Currently most of production from the oilsands is from surface open pit mines which use trucks and shovels to recover and move bitumen ore for processing. The mining operations use huge shovels to load trucks capable of hauling up to 360 tonnes of mixed sand and bitumen. This mix is taken to a crusher, which breaks up the ore so that it can be transported to an extraction plant. During extraction, the bitumen is separated from water, sand and other materials in preparation for upgrading. Upgrading is the final stage of the process where bitumen is converted into refineryready synthetic crude oil and, in some cases, other petroleum products like diesel.
The predominance of mining for bitumen will change as 80 per cent of Alberta's bitumen deposits are too deep underground to be reached by open pit mining. In situ recovery is better suited for the production of these deeper bitumen deposits. Cyclic steam stimulation (CSS) and steam assisted gravity drainage (SAGD) are the two predominant commercial methods of in situ bitumen production. Of the two methods, SAGD is the one that is most used in the rapidly developing Athabasca oilsands.
In the SAGD process, two parallel (top and bottom) horizontal wells (called "well pairs") are drilled into the bitumen reservoir from well pads at the surface. One well is drilled near the top of the bitumen reservoir and the other is drilled near its bottom. Steam is generated at a field plant and it is injected into the reservoir through the top well (the "injection well"). Over time a steam chamber is formed underground within the bitumen zone and maintained by the addition of stream. Within that steam chamber the bitumen is heated so that it separates from the surrounding sand and can move. The mobilised bitumen can then flow via gravity toward the bottom of the reservoir where it is captured in the lower well pair (the "producing well") and pumped to the surface.
Regulation of the oilsands
Under Canadian law both the Federal and Provincial governments may exert jurisdiction over specific aspects of oilsands development. The Province has responsibility for resource conservation and development, the licensing of energy development projects, water and air issues, and socio-economic concerns. The Federal government has broad authority over interprovincial and international trade, including the import and export of natural resources, and narrower areas of jurisdiction and responsibility over matters such as fish, navigable waters, migratory birds, Aboriginal peoples and lands reserved for aboriginal pursuits. As a result, there are a series of regulatory requirements imposed by both levels of government that often must be met before an oilsands project may be approved.
If a project application requires a Federal decision or impacts an area of Federal jurisdiction, then a joint review may be required involving both Federal and Provincial government departments and representation.
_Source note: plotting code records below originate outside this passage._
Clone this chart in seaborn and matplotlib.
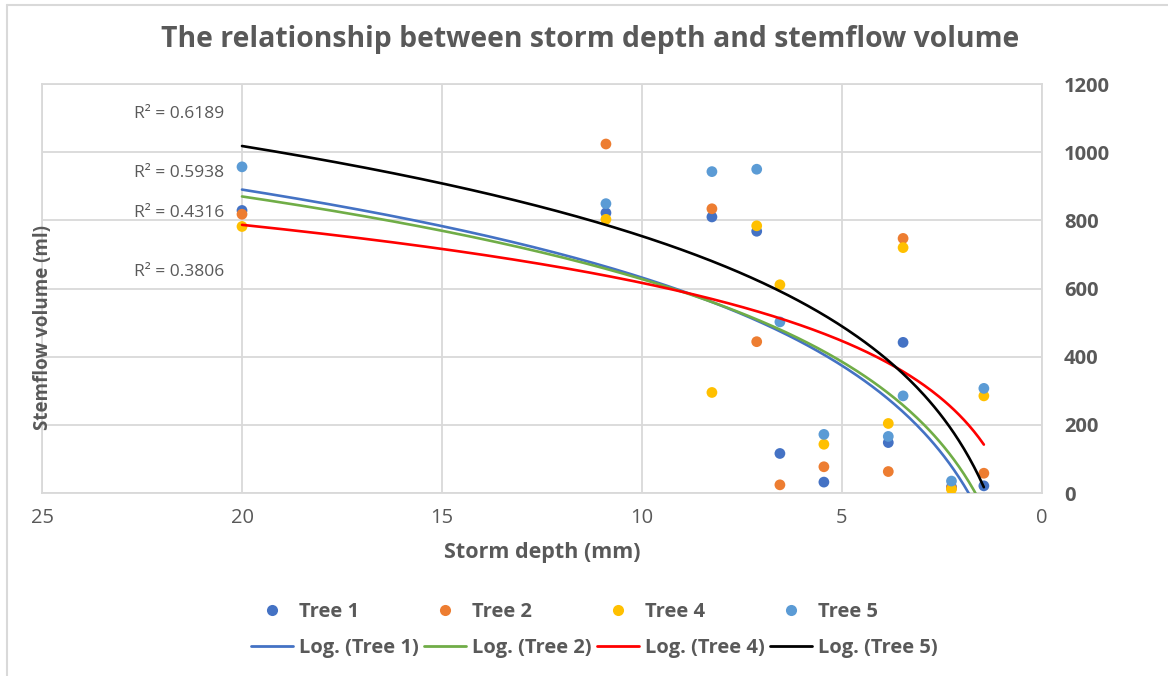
#!/usr/bin/env python3
"""Storm depth vs stemflow volume, with log trendlines per tree."""

import numpy as np
import pandas as pd
import matplotlib
matplotlib.use("Agg")
import matplotlib.pyplot as plt
from matplotlib.lines import Line2D
import seaborn as sns

# Data
storm_depth = [20, 10.9, 8.25, 7.13, 6.55, 5.45, 3.84, 3.47, 2.26, 1.45]
tree_1 = [829, 822, 810, 768, 116, 32, 148, 442, 18, 21]
tree_2 = [818, 1024, 834, 444, 24, 77, 63, 747, 14, 58]
tree_4 = [782, 803, 295, 784, 611, 143, 204, 720, 11, 285]
tree_5 = [957, 849, 943, 950, 502, 172, 166, 285, 35, 307]

tree_names = ["Tree 1", "Tree 2", "Tree 4", "Tree 5"]
r2_labels = ["R² = 0.6189", "R² = 0.5938", "R² = 0.4316", "R² = 0.3806"]

point_colors = ["#4472C4", "#ED7D31", "#FFC000", "#5B9BD5"]
trend_colors = ["#4472C4", "#70AD47", "#FF0000", "#000000"]
GRAY = "#595959"
GRID = "#D9D9D9"

sns.set_style("white")
plt.rcParams["font.family"] = ["Open Sans", "DejaVu Sans"]

# Long-form table for seaborn
series = [tree_1, tree_2, tree_4, tree_5]
points = pd.DataFrame({
    "depth": storm_depth * 4,
    "volume": sum(series, []),
    "tree": np.repeat(tree_names, len(storm_depth)),
})

# Excel-style logarithmic trendlines: y = a ln(x) + b over the data range
xs = np.linspace(min(storm_depth), max(storm_depth), 300)
trend_rows = []
for name, ys in zip(tree_names, series):
    a, b = np.polyfit(np.log(storm_depth), ys, 1)
    trend_rows.append(pd.DataFrame({"depth": xs, "volume": a * np.log(xs) + b,
                                    "tree": f"Log. ({name})"}))
trends = pd.concat(trend_rows, ignore_index=True)

fig = plt.figure(figsize=(11.68, 6.76), dpi=100)
ax = fig.add_axes([0.036, 0.2707, 0.856, 0.605])

sns.scatterplot(data=points, x="depth", y="volume", hue="tree",
                palette=point_colors, s=60, linewidth=0, ax=ax, legend=False, zorder=3)
sns.lineplot(data=trends, x="depth", y="volume", hue="tree",
             palette=trend_colors, linewidth=1.9, ax=ax, legend=False, zorder=4,
             sort=False, estimator=None)

ax.set_xlim(25, 0)
ax.set_ylim(0, 1200)
ax.set_xticks([25, 20, 15, 10, 5, 0])
ax.set_yticks(range(0, 1201, 200))
ax.yaxis.tick_right()
ax.tick_params(axis="both", length=0, colors=GRAY)
ax.tick_params(axis="x", pad=11, labelsize=14.5)
ax.tick_params(axis="y", pad=16, labelsize=14.5)
for lab in ax.get_yticklabels():
    lab.set_fontweight("bold")
ax.grid(True, color=GRID, linewidth=1.3)
for sp in ax.spines.values():
    sp.set_color(GRID)
    sp.set_linewidth(1.3)
ax.set_xlabel("")
ax.set_ylabel("")

# R² labels, placed by hand like the original
r2_y = [1112, 938, 821, 647]
for txt, yv in zip(r2_labels, r2_y):
    ax.text(20.45, yv, txt, ha="right", va="center", fontsize=12.5, color=GRAY)

fig.text(0.505, 0.941, "The relationship between storm depth and stemflow volume",
         ha="center", va="center", fontsize=20.4, fontweight="bold", color=GRAY)
fig.text(0.464, 0.182, "Storm depth (mm)", ha="center", va="center",
         fontsize=15.5, fontweight="bold", color=GRAY)
fig.text(0.037, 0.516, "Stemflow volume (ml)", ha="center", va="center",
         rotation=90, fontsize=13.5, fontweight="bold", color=GRAY)

# Legend: 4 columns, markers on top row, trendlines below
handles, labels = [], []
for name, pc, tc in zip(tree_names, point_colors, trend_colors):
    handles.append(Line2D([], [], marker="o", linestyle="", markersize=8,
                          markerfacecolor=pc, markeredgewidth=0))
    labels.append(name)
    handles.append(Line2D([], [], color=tc, linewidth=2))
    labels.append(f"Log. ({name})")
leg = fig.legend(handles, labels, ncol=4, loc="center", bbox_to_anchor=(0.509, 0.068),
                 frameon=False, fontsize=14.5, handlelength=2.1, handletextpad=0.3,
                 columnspacing=0.25, labelspacing=0.75)
for t in leg.get_texts():
    t.set_color(GRAY)
    t.set_fontweight("bold")

# Chart-area border (left and top visible in the original crop)
fig.add_artist(Line2D([7 / 1168, 7 / 1168], [0, 1 - 5 / 676], color=GRID, linewidth=1.5))
fig.add_artist(Line2D([7 / 1168, 1], [1 - 5 / 676, 1 - 5 / 676], color=GRID, linewidth=1.5))

fig.savefig("out.png", dpi=100)
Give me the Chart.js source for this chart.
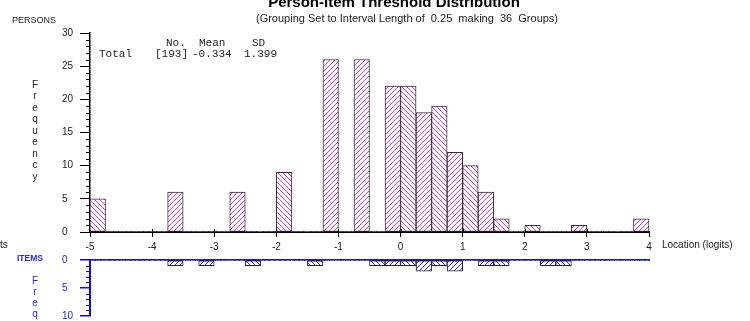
<!DOCTYPE html>
<html>
<head>
<meta charset="utf-8">
<script src="https://cdn.jsdelivr.net/npm/chart.js@4.4.1/dist/chart.umd.min.js"></script>
<style>
  html, body { margin: 0; padding: 0; background: #fff; }
  #wrap { position: relative; width: 750px; height: 321px; overflow: hidden; background: #fff; }
  canvas { position: absolute; left: 0; top: 0; }
</style>
</head>
<body>
<div id="wrap">
  <canvas id="persons" width="750" height="321"></canvas>
  <canvas id="items" width="750" height="321"></canvas>
</div>
<script>
// ---- data ----
const binStart = [-5, -4.75, -4.5, -4.25, -4, -3.75, -3.5, -3.25, -3, -2.75, -2.5, -2.25,
                  -2, -1.75, -1.5, -1.25, -1, -0.75, -0.5, -0.25, 0, 0.25, 0.5, 0.75,
                  1, 1.25, 1.5, 1.75, 2, 2.25, 2.5, 2.75, 3, 3.25, 3.5, 3.75];
const binWidth = 0.25;
const personCounts = [5, 0, 0, 0, 0, 6, 0, 0, 0, 6, 0, 0,
                      9, 0, 0, 26, 0, 26, 0, 22, 22, 18, 19, 12,
                      10, 6, 2, 0, 1, 0, 0, 1, 0, 0, 0, 2];
const itemCounts = [0, 0, 0, 0, 0, 1, 0, 1, 0, 0, 1, 0,
                    0, 0, 1, 0, 0, 0, 1, 1, 1, 2, 1, 2,
                    0, 1, 1, 0, 0, 1, 1, 0, 0, 0, 0, 0];
const xTicks = [-5, -4, -3, -2, -1, 0, 1, 2, 3, 4];
const personTicks = [0, 5, 10, 15, 20, 25, 30];
const itemTicks = [0, 5, 10];
const statHeader = ['No.', 'Mean', 'SD'];
const statRow = ['Total', '[193]', '-0.334', '1.399'];

const FONT = "'Liberation Sans', Arial, sans-serif";
const MONO = "'Liberation Mono', 'Courier New', monospace";
const ITEM_BLUE = '#1c1c9e';
const ITEM_TEXT = '#2a2ac8';

function makeHatch(ctx, color, forward) {
  const s = 5;
  const c = document.createElement('canvas');
  c.width = s; c.height = s;
  const g = c.getContext('2d');
  g.fillStyle = '#ffffff';
  g.fillRect(0, 0, s, s);
  g.strokeStyle = color;
  g.lineWidth = 1;
  g.beginPath();
  for (const k of [-s, 0, s]) {
    if (forward) { g.moveTo(k + s, 0); g.lineTo(k, s); }
    else { g.moveTo(k, 0); g.lineTo(k + s, s); }
  }
  g.stroke();
  return ctx.createPattern(c, 'repeat');
}

const ctxP = document.getElementById('persons').getContext('2d');
const ctxI = document.getElementById('items').getContext('2d');
const pinkSlash = makeHatch(ctxP, '#cc40cc', true);
const pinkBack = makeHatch(ctxP, '#cc40cc', false);
const blueSlash = makeHatch(ctxI, '#3a3ab4', true);
const blueBack = makeHatch(ctxI, '#3a3ab4', false);

function minorTicksPlugin(id, color, maxV, len) {
  return {
    id: id,
    afterDraw(chart) {
      const ys = chart.scales.y;
      const x0 = chart.chartArea.left;
      const c = chart.ctx;
      c.save();
      c.strokeStyle = color;
      c.lineWidth = 1;
      c.beginPath();
      for (let v = 0; v <= maxV; v++) {
        if (v % 5 === 0) continue;
        const y = Math.round(ys.getPixelForValue(v)) + 0.5;
        c.moveTo(x0 - len, y);
        c.lineTo(x0, y);
      }
      c.stroke();
      c.restore();
    }
  };
}

// small upward tick marks crossing the x axis, as in the reference
const crossTicksPlugin = {
  id: 'crossTicks',
  afterDraw(chart) {
    const xs = chart.scales.x;
    const yb = chart.chartArea.bottom;
    const c = chart.ctx;
    c.save();
    c.strokeStyle = '#000';
    c.lineWidth = 1;
    c.beginPath();
    xTicks.slice(1, -1).forEach(v => {
      const x = Math.round(xs.getPixelForValue(v)) + 0.5;
      c.moveTo(x, yb - 3);
      c.lineTo(x, yb);
    });
    c.stroke();
    c.restore();
  }
};

const textPlugin = {
  id: 'texts',
  afterDraw(chart) {
    const c = chart.ctx;
    c.save();
    c.fillStyle = '#000';
    c.font = 'bold 15px ' + FONT;
    c.textAlign = 'center';
    c.textBaseline = 'alphabetic';
    c.fillText('Person-Item Threshold Distribution', 394, 7);
    c.fillStyle = '#222';
    c.font = '11px ' + FONT;
    c.textBaseline = 'middle';
    c.fillText('(Grouping Set to Interval Length of  0.25  making  36  Groups)', 407, 19);
    c.textAlign = 'left';
    c.font = '9px ' + FONT;
    c.fillText('PERSONS', 12, 21);
    c.font = '10px ' + FONT;
    c.textAlign = 'center';
    'Frequency'.split('').forEach((ch, i) => c.fillText(ch, 35, 85 + i * 11.5));
    c.textAlign = 'left';
    c.fillText('ts', 0, 245);
    c.fillText('Location (logits)', 662, 245);
    c.fillStyle = ITEM_TEXT;
    c.font = 'bold 8.5px ' + FONT;
    c.fillText('ITEMS', 17, 259);
    c.font = '10px ' + FONT;
    c.textAlign = 'center';
    'Freq'.split('').forEach((ch, i) => c.fillText(ch, 35, 281 + i * 11));
    c.fillStyle = '#222';
    c.textAlign = 'left';
    c.font = '11px ' + MONO;
    const hx = [166, 199, 252];
    statHeader.forEach((t, i) => c.fillText(t, hx[i], 43));
    const rx = [99, 155, 192, 244];
    statRow.forEach((t, i) => c.fillText(t, rx[i], 54));
    c.restore();
  }
};

function noOverflow(s, w) {
  s.width = w;
  s.paddingTop = 0;
  s.paddingBottom = 0;
}

new Chart(ctxP, {
  type: 'bar',
  data: {
    datasets: [{
      data: binStart.map((b, i) => ({ x: b + binWidth / 2, y: personCounts[i] })),
      backgroundColor: (ctx) => (ctx.dataIndex % 2 === 1 ? pinkSlash : pinkBack),
      borderColor: '#333333',
      borderWidth: (ctx) => (ctx.raw && ctx.raw.y ? 1 : 0),
      borderSkipped: false,
      barPercentage: 1,
      categoryPercentage: 1
    }]
  },
  options: {
    responsive: false,
    animation: false,
    events: [],
    layout: { padding: { left: 62, right: 101, top: 33, bottom: 69 } },
    plugins: { legend: { display: false }, tooltip: { enabled: false } },
    scales: {
      x: {
        type: 'linear', min: -5, max: 4, offset: false,
        afterBuildTicks: (s) => { s.ticks = xTicks.map(v => ({ value: v })); },
        afterFit: (s) => { s.height = 20; },
        ticks: { font: { family: FONT, size: 10 }, color: '#222', padding: 4, maxRotation: 0, autoSkip: false },
        grid: { offset: false, drawOnChartArea: false, drawTicks: true, tickLength: 5, color: '#000', lineWidth: 1 },
        border: { display: true, color: '#000', width: 2 }
      },
      y: {
        type: 'linear', min: 0, max: 30,
        afterBuildTicks: (s) => { s.ticks = personTicks.map(v => ({ value: v })); },
        afterFit: (s) => noOverflow(s, 28),
        ticks: { crossAlign: 'far', font: { family: FONT, size: 10 }, color: '#222' },
        grid: { drawOnChartArea: false, drawTicks: true, tickLength: 10, color: '#000', lineWidth: 1 },
        border: { display: true, color: '#000', width: 1.5 }
      }
    }
  },
  plugins: [minorTicksPlugin('minorP', '#000', 30, 4), crossTicksPlugin, textPlugin]
});

new Chart(ctxI, {
  type: 'bar',
  data: {
    datasets: [{
      data: binStart.map((b, i) => ({ x: b + binWidth / 2, y: itemCounts[i] })),
      backgroundColor: (ctx) => (ctx.dataIndex % 2 === 1 ? blueSlash : blueBack),
      borderColor: '#222244',
      borderWidth: (ctx) => (ctx.raw && ctx.raw.y ? 1 : 0),
      borderSkipped: false,
      barPercentage: 1,
      categoryPercentage: 1
    }]
  },
  options: {
    responsive: false,
    animation: false,
    events: [],
    layout: { padding: { left: 62, right: 101, top: 260, bottom: 5 } },
    plugins: { legend: { display: false }, tooltip: { enabled: false } },
    scales: {
      x: {
        type: 'linear', position: 'top', min: -5, max: 4, offset: false,
        afterBuildTicks: (s) => { s.ticks = xTicks.map(v => ({ value: v })); },
        afterFit: (s) => { s.height = 0; },
        ticks: { display: false },
        grid: { offset: false, drawOnChartArea: false, drawTicks: false },
        border: { display: true, color: ITEM_BLUE, width: 2 }
      },
      y: {
        type: 'linear', min: 0, max: 10, reverse: true,
        afterBuildTicks: (s) => { s.ticks = itemTicks.map(v => ({ value: v })); },
        afterFit: (s) => noOverflow(s, 28),
        ticks: { crossAlign: 'far', font: { family: FONT, size: 10 }, color: ITEM_TEXT },
        grid: { drawOnChartArea: false, drawTicks: true, tickLength: 10, color: '#1010c0', lineWidth: 1.5 },
        border: { display: true, color: '#1010c0', width: 2 }
      }
    }
  },
  plugins: [minorTicksPlugin('minorI', '#1010c0', 10, 4)]
});
</script>
</body>
</html>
A joint review could result in a public hearing before a Federal/Provincial Joint Review Panel. Where there is no Federal concern, then the process is administered in Alberta by the Alberta Energy Resources Conservation Board (ERCB) and Alberta Environment (AENV), a process which may also entail a public hearing.
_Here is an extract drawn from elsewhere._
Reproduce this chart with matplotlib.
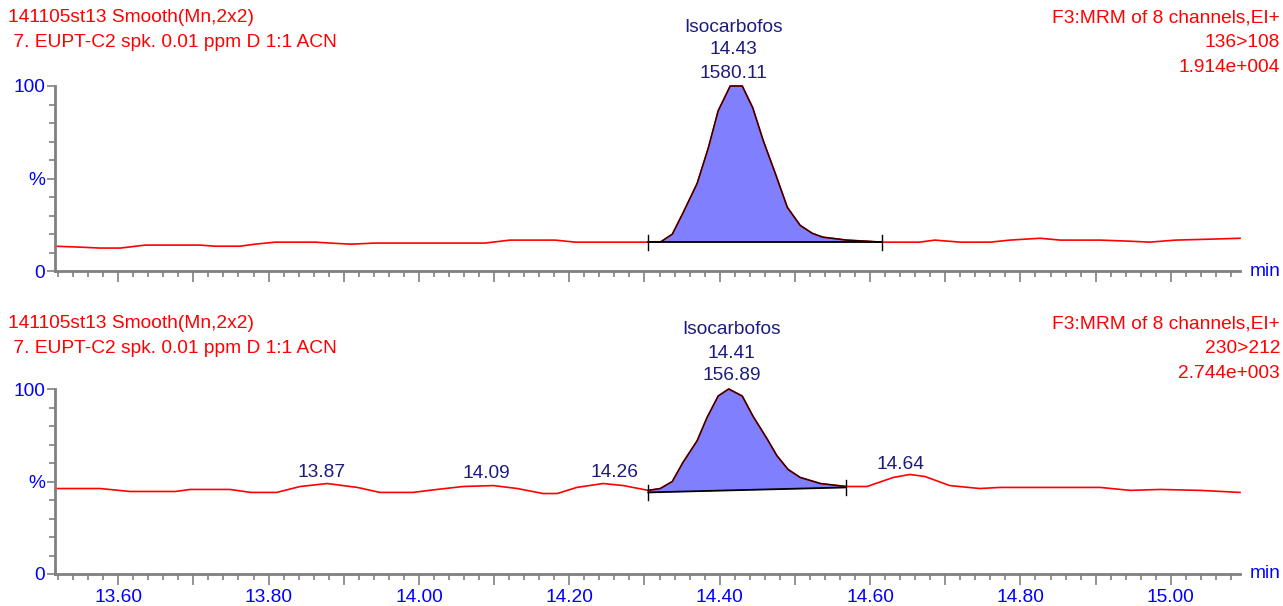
import numpy as np
import matplotlib.pyplot as plt
from matplotlib.ticker import MultipleLocator, FixedLocator, FuncFormatter

plt.rcParams['font.family'] = ['Liberation Sans', 'DejaVu Sans']

# channel 136>108 (time in min, intensity in %)
t_top = [13.516, 13.549, 13.576, 13.603, 13.636, 13.709, 13.729, 13.762, 13.782, 13.809,
         13.862, 13.882, 13.909, 13.942, 14.088, 14.121, 14.181, 14.208, 14.305, 14.321,
         14.337, 14.351, 14.370, 14.385, 14.398, 14.414, 14.430, 14.444, 14.458, 14.474,
         14.490, 14.507, 14.523, 14.537, 14.569, 14.596, 14.616, 14.666, 14.686, 14.720,
         14.760, 14.786, 14.826, 14.853, 14.906, 14.946, 14.972, 15.006, 15.052, 15.092]
i_top = [13.4, 12.9, 12.4, 12.4, 14.0, 14.0, 13.4, 13.4, 14.5, 15.6,
         15.6, 15.1, 14.5, 15.1, 15.1, 16.7, 16.7, 15.6, 15.6, 15.6,
         19.9, 31.2, 47.3, 66.7, 86.6, 100.0, 100.0, 88.2, 70.4, 52.7,
         34.4, 24.7, 20.4, 18.3, 16.7, 16.1, 15.6, 15.6, 16.7, 15.6,
         15.6, 16.7, 17.7, 16.7, 16.7, 16.1, 15.6, 16.7, 17.2, 17.7]

# channel 230>212
t_bot = [13.516, 13.576, 13.616, 13.676, 13.696, 13.749, 13.776, 13.811, 13.842, 13.878,
         13.918, 13.948, 13.992, 14.024, 14.059, 14.099, 14.131, 14.165, 14.184, 14.210,
         14.245, 14.272, 14.305, 14.321, 14.337, 14.351, 14.370, 14.383, 14.398, 14.412,
         14.430, 14.444, 14.463, 14.476, 14.491, 14.507, 14.534, 14.568, 14.596, 14.631,
         14.653, 14.673, 14.706, 14.746, 14.773, 14.906, 14.946, 14.986, 15.039, 15.092]
i_bot = [46.2, 46.2, 44.6, 44.6, 45.7, 45.7, 44.1, 44.1, 47.3, 48.9,
         46.8, 44.1, 44.1, 45.7, 47.3, 47.8, 46.2, 43.5, 43.5, 46.8,
         48.9, 47.8, 45.2, 46.2, 50.0, 60.2, 72.0, 84.4, 96.2, 100.0,
         96.2, 85.5, 73.1, 64.0, 56.5, 52.2, 48.9, 47.3, 47.3, 52.2,
         53.8, 52.7, 47.8, 46.2, 46.8, 46.8, 45.2, 45.7, 45.2, 44.1]

# integration start/end (min, %)
top_int = [(14.305, 15.6), (14.616, 15.6)]
bot_int = [(14.305, 44.1), (14.568, 46.8)]

top_head = ["141105st13 Smooth(Mn,2x2)", " 7. EUPT-C2 spk. 0.01 ppm D 1:1 ACN"]
top_right = ["F3:MRM of 8 channels,EI+", "136>108", "1.914e+004"]
bot_right = ["F3:MRM of 8 channels,EI+", "230>212", "2.744e+003"]
top_peak = ("Isocarbofos", "14.43", "1580.11")
bot_peak = ("Isocarbofos", "14.41", "156.89")
bot_minor = [(13.87, "13.87"), (14.09, "14.09"), (14.26, "14.26"), (14.64, "14.64")]

W, H = 1283, 606
RED = '#ff0000'
NAVY = '#1c1c80'
BLUE = '#0000ff'
GRAY = '#808080'
FILL = '#8080ff'
FS = 13.8

fig = plt.figure(figsize=(W / 100, H / 100), dpi=100)


def px(x, y):
    return x / W, 1 - y / H


def panel(y0, y100, t, inten, integ, peak, show_xlabels):
    ax = fig.add_axes([55 / W, 1 - y0 / H, 1185 / W, (y0 - y100) / H])
    ax.set_xlim(13.516, 15.092)
    ax.set_ylim(0, 100)
    for s in ['top', 'right']:
        ax.spines[s].set_visible(False)
    for s in ['left', 'bottom']:
        ax.spines[s].set_color(GRAY)
        ax.spines[s].set_linewidth(2)
    ax.spines['left'].set_bounds(0, 100)

    t = np.array(t)
    inten = np.array(inten)
    ax.plot(t, inten, color=RED, lw=1.2, clip_on=False)

    (ta, ya), (tb, yb) = integ
    m = (t >= ta) & (t <= tb)
    base = np.interp(t[m], [ta, tb], [ya, yb])
    ax.fill_between(t[m], base, inten[m], color=FILL, lw=0)
    ax.plot(t[m], inten[m], color='#200000', lw=1.0, clip_on=False)
    ax.plot([ta, tb], [ya, yb], color='black', lw=1.3)
    for tt, yy in integ:
        ax.plot([tt, tt], [yy - 4, yy + 4], color='black', lw=1)

    # peak annotation
    xk = t[m][np.argmax(inten[m])]
    for txt, off in zip(peak, [59, 36, 13]):
        ax.annotate(txt, xy=(xk + 0.004, 100), xytext=(0, off), textcoords='offset pixels',
                    ha='center', va='center', color=NAVY, fontsize=FS, annotation_clip=False)

    ax.yaxis.set_major_locator(FixedLocator([0, 50, 100]))
    ax.yaxis.set_minor_locator(MultipleLocator(10))
    ax.yaxis.set_major_formatter(FuncFormatter(lambda v, p: {0: '0', 50: '%', 100: '100'}.get(int(v), '')))
    ax.tick_params(axis='y', which='major', length=6, width=1.2, color=GRAY, labelcolor=BLUE,
                   labelsize=FS, pad=1)
    ax.tick_params(axis='y', which='minor', length=4, width=1.2, color=GRAY)

    ax.xaxis.set_major_locator(MultipleLocator(0.1))
    ax.xaxis.set_minor_locator(MultipleLocator(0.02))
    if show_xlabels:
        ax.xaxis.set_major_formatter(FuncFormatter(
            lambda v, p: f"{v:.2f}" if abs(round(v / 0.2) * 0.2 - v) < 1e-6 else ''))
    else:
        ax.xaxis.set_major_formatter(FuncFormatter(lambda v, p: ''))
    ax.tick_params(axis='x', which='major', length=8, width=1.2, color=GRAY, labelcolor=BLUE,
                   labelsize=FS, pad=3)
    ax.tick_params(axis='x', which='minor', length=4, width=1.2, color=GRAY)

    ax.text(1.008, 0, 'min', transform=ax.transAxes, ha='left', va='center',
            color=BLUE, fontsize=FS)

    return ax


ax1 = panel(271, 86, t_top, i_top, top_int, top_peak, False)
ax2 = panel(574, 389, t_bot, i_bot, bot_int, bot_peak, True)

for tt, lab in bot_minor:
    yy = np.interp(tt, t_bot, i_bot)
    ax2.annotate(lab, xy=(tt, yy), xytext=(0, 12), textcoords='offset pixels',
                 ha='center', va='center', color=NAVY, fontsize=FS)

for y0, right in [(0, top_right), (306, bot_right)]:
    for j, line in enumerate(top_head):
        fig.text(*px(8, y0 + 18 + 24.5 * j), line, ha='left', va='center', color=RED, fontsize=FS)
    for j, line in enumerate(right):
        fig.text(*px(1280, y0 + 18 + 24.5 * j), line, ha='right', va='center', color=RED, fontsize=FS)

fig.savefig('out.png', dpi=100)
If a company wishes to proceed with an oilsands application it is required by AENV to prepare a draft development proposal, known as a Public Disclosure Document. Starting with public disclosure, the regulatory review process involves direct stakeholder engagement at several points throughout the review process which allows individuals or groups to influence the scope of the review and the issues to be examined, to provide comments, and ultimately to seek to support or oppose a project through a public hearing.
As a part of the public disclosure, the ERCB requires that a project proponent consult with stakeholders who could be directly and adversely affected by the proposed development in order to identify and attempt to address any issues of concern. After the consultation is complete a public notice of the proposed application is issued that expressly gives stakeholders the opportunity to file either objections to the ERCB or a statement of concern to AENV. The issues identified through this process help define the terms of reference for an environmental impact assessment and the objections received are evaluated to determine if a public hearing is necessary.
Project applications must also meet a thorough set of information requirements and undertake specified environmental impact and socio-economic assessments, often involving a joint process that can include consultation with several provincial and federal government departments, before they are considered for review.
An integrated application outlining the scope, nature, schedule, challenges and benefits of the project as well as the results and mitigation measures suggested by the environmental impact assessment and socio-economic assessment is prepared and submitted to the ERCB and the AENV for review.
When all of the required information is received the proposed project application is reviewed by the provincial government. Generally, where new, local or project specific concerns are identified, an application may be required to proceed to a public hearing. Currently, most mine applications have involved public hearings whereas most in situ projects have not, a fact that likely reflects the greater size and the significant nature of surface impacts created by mines.
A public hearing held before the ERCB is an expert tribunal. The hearing itself involves a formal process, which in some ways is similar to a trial, where evidence is taken under oath to help inform the tribunal of the benefits or potential adverse impacts that may be associated with the proposed project. The project proponent and the public can both attend and provide evidence.
The ERCB tribunal must weigh the evidence relating to the social, environmental, and developmental benefits and problems created by the proposed project and ultimately decide whether a project is in the public interest. If the ERCB finds the project to be within the public interest, it will recommended – with our without conditions to the Government for approval.
The Government will review the recommendation of the ERCB and has the ability to approve or disallow the project. If approved, the ERCB and AENV can then issue the specific permits necessary for the project's commencement. Even after the approval, there are extensive environmental monitoring and reporting requirements required by governments. Several joint stakeholder and industry groups monitor and report on cumulative environmental effects throughout the project life and through reclamation, when the land is returned to a natural state.
Refuting the "dirty oil" Label
Some environmental groups that see grave danger in developing the oilsands have popularised the label "dirty oil". The label comes from the assertion that oilsands production results in substantially more GHG's than normal oil operations. A "wells-to-wheels" study of greenhouse gas emissions from fuels made with Alberta oilsands crude, however, shows that they are not as "dirty" as this label might suggest.
IHS Cambridge Energy Research Associates (CERA) released a report entitled Oil Sands, Greenhouse Gases, and the US Oil Supply that reviewed 13 primary studies and estimates of GHG emissions from fuels produced from the oilsands on a lifecycle basis. The CERA report provides a range of 5 per cent to 15 per cent in increased emissions for oilsands versus the US average crude oil baseline on a lifecycle (or well-to-wheels) basis.
CERA states furthermore that oilsands products imported to the United States result in GHG emissions that are, on average, only 6 per cent higher than the average crude consumed in the country. Their analysis was drawn from the results of 13 publicly available studies from government, academic, and industry sources.